Task instructions:
Quote the data exactly, first line to the line containing "from matplotlib.lines import Line2D", with no pictures.

════════════════

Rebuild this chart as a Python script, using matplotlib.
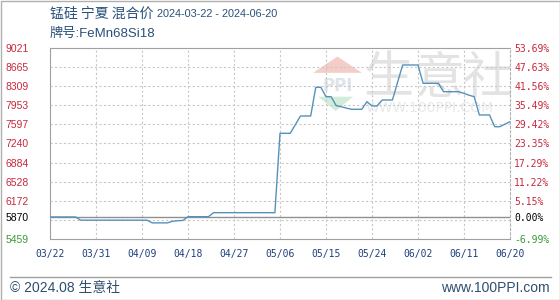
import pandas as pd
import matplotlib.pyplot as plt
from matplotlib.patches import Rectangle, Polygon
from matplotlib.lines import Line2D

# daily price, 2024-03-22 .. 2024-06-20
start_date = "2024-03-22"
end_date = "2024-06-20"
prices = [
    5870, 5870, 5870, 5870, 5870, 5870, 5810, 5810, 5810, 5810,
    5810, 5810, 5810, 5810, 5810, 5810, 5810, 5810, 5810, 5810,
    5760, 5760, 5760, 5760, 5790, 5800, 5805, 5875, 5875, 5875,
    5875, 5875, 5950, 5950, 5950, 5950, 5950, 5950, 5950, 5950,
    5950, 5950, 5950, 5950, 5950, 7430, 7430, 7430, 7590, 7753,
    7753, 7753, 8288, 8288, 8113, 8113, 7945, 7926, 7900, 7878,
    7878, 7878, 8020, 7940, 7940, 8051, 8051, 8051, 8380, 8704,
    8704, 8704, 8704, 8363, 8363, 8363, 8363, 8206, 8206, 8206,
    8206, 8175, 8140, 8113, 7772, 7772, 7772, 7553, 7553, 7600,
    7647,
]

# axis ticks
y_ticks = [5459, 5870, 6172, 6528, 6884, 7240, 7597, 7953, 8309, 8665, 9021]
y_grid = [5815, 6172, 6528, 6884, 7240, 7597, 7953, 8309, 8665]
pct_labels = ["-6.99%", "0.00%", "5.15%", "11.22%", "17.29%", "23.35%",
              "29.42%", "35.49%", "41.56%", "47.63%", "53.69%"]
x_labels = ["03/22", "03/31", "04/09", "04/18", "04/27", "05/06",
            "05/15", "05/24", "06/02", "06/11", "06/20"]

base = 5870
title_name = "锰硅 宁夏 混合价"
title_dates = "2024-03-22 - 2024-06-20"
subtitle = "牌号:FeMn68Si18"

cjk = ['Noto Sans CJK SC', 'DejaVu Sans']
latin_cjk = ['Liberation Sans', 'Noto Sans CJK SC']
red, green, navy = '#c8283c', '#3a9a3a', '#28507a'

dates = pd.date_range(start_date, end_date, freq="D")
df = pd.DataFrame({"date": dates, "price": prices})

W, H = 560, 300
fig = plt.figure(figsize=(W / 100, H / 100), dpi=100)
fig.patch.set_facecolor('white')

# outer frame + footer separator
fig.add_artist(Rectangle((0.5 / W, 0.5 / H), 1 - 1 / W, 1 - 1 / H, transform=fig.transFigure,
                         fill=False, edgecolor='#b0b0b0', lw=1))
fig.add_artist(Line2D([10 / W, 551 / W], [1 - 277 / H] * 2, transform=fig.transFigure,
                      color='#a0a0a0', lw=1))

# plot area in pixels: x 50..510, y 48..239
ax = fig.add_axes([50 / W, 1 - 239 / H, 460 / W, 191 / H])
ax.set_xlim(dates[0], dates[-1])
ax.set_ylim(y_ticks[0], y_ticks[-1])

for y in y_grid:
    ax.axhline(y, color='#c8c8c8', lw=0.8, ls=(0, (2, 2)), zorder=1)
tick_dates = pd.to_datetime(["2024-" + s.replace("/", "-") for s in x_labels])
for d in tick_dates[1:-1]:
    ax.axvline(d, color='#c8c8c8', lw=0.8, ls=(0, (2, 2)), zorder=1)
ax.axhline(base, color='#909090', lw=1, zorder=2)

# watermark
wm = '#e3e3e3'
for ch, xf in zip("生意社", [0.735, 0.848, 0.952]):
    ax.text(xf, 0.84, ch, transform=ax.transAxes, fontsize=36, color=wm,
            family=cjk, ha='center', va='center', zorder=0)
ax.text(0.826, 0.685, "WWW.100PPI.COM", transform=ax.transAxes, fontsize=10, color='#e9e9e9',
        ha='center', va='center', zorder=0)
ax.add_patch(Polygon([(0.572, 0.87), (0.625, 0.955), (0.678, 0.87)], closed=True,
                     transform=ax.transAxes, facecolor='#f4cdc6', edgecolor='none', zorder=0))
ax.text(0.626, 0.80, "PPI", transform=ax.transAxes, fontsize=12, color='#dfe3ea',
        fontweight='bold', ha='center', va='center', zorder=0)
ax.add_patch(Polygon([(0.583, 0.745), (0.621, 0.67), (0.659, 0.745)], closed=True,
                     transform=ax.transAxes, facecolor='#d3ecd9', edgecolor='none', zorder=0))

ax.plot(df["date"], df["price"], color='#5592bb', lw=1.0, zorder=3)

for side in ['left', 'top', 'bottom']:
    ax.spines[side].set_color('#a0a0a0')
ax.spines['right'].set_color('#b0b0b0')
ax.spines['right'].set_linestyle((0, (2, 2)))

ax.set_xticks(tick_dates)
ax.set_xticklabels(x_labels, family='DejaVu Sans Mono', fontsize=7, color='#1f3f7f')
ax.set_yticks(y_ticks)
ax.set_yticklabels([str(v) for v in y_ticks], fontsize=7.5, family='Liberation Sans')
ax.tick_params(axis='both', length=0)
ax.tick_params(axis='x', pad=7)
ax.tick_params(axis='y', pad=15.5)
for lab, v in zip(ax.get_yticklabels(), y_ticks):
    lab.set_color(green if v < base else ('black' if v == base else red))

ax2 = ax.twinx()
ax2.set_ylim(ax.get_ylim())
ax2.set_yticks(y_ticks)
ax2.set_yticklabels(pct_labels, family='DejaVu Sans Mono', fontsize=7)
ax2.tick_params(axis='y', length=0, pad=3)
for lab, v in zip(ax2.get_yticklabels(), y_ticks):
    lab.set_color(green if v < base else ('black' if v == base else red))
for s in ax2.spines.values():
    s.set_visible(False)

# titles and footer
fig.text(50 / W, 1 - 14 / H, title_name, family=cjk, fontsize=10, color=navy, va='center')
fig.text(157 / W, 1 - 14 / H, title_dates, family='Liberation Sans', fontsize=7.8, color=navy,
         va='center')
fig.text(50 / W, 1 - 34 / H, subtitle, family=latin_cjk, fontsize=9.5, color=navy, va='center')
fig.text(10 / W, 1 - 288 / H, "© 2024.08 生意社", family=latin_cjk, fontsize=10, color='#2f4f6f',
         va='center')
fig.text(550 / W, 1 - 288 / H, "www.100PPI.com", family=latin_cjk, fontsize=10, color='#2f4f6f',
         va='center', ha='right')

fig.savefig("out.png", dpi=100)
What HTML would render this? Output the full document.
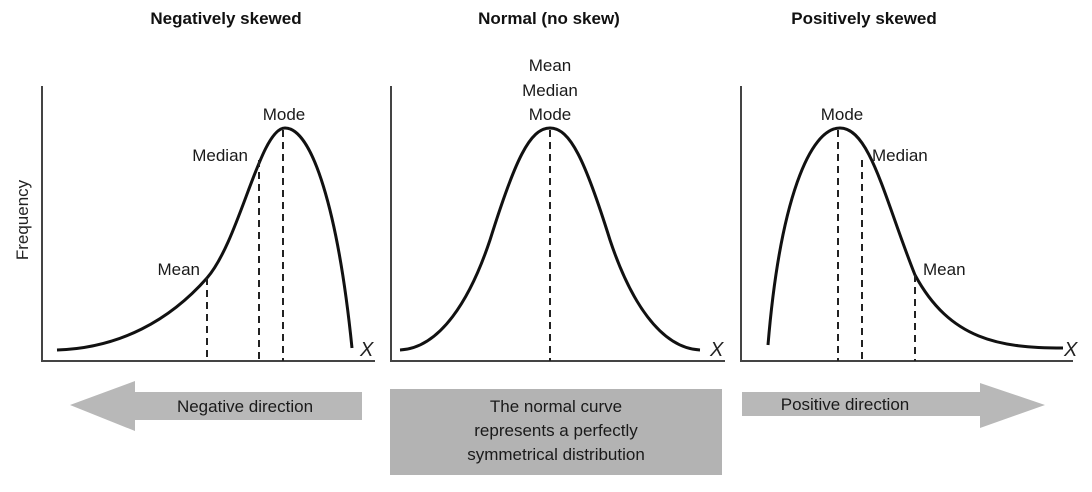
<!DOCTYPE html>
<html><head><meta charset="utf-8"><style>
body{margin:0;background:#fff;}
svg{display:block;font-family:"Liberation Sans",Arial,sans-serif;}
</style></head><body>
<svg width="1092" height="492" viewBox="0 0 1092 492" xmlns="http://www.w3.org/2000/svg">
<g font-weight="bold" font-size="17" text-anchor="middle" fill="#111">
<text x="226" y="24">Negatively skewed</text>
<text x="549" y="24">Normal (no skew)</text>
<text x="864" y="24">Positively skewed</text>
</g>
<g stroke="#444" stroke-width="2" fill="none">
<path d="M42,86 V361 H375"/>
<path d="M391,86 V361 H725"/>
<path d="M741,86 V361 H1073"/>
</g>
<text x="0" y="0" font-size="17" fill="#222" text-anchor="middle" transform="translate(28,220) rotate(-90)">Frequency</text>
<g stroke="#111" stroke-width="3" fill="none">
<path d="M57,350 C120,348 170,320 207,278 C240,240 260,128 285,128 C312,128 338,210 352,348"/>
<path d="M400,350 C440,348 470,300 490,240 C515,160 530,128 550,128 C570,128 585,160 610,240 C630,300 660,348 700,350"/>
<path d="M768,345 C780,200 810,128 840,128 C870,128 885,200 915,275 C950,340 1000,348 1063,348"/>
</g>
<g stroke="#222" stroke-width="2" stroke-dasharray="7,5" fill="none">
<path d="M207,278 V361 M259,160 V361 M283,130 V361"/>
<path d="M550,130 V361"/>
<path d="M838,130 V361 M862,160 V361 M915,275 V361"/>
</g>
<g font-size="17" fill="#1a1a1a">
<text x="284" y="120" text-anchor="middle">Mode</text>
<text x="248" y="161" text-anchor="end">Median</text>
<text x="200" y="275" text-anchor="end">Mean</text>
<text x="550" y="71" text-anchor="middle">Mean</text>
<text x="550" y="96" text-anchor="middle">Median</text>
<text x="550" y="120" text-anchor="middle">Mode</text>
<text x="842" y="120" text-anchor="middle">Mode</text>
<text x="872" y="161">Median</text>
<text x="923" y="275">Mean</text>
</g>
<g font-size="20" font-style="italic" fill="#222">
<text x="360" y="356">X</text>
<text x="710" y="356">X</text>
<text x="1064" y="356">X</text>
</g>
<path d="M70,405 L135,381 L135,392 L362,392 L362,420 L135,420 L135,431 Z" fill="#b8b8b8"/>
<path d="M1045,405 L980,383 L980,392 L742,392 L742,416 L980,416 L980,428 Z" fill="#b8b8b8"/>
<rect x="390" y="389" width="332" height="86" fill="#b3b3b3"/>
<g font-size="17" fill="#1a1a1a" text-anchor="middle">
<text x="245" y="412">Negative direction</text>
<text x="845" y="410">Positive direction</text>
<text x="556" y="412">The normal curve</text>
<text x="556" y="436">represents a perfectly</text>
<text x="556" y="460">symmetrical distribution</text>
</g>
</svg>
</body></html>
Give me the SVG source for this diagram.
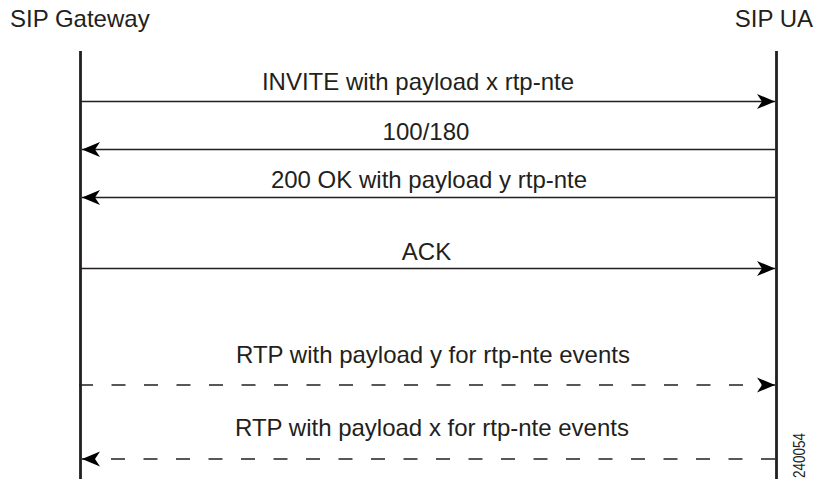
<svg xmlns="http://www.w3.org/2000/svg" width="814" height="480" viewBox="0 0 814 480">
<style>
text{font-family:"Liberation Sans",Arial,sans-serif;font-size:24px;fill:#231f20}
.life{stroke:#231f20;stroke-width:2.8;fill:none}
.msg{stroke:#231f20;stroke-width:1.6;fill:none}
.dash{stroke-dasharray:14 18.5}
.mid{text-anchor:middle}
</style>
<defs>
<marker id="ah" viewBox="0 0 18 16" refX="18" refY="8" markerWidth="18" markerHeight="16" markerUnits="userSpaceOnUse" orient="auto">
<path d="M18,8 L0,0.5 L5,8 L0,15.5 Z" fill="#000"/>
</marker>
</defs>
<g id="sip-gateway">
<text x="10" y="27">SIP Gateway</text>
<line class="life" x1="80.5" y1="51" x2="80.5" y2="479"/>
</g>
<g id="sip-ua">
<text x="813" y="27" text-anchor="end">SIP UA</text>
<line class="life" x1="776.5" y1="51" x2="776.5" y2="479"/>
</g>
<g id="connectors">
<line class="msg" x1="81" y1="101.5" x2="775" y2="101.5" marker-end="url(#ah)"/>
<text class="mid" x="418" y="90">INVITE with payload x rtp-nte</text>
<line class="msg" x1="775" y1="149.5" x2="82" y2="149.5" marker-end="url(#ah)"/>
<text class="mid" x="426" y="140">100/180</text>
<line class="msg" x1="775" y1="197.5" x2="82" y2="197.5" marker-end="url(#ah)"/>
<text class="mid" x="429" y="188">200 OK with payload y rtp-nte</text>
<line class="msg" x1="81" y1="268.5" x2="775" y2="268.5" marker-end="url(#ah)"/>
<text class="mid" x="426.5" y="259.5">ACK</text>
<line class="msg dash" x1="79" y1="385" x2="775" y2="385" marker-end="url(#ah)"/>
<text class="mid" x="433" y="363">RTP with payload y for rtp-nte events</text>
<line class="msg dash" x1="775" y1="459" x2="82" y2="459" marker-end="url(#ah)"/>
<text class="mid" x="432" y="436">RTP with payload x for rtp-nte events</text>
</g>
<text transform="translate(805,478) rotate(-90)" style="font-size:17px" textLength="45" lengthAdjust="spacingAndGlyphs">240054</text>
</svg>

════════════════

Full output:
Rebuild this chart as a Python script, using matplotlib.
import pandas as pd
import matplotlib.pyplot as plt
from matplotlib.patches import Rectangle, Polygon
from matplotlib.lines import Line2D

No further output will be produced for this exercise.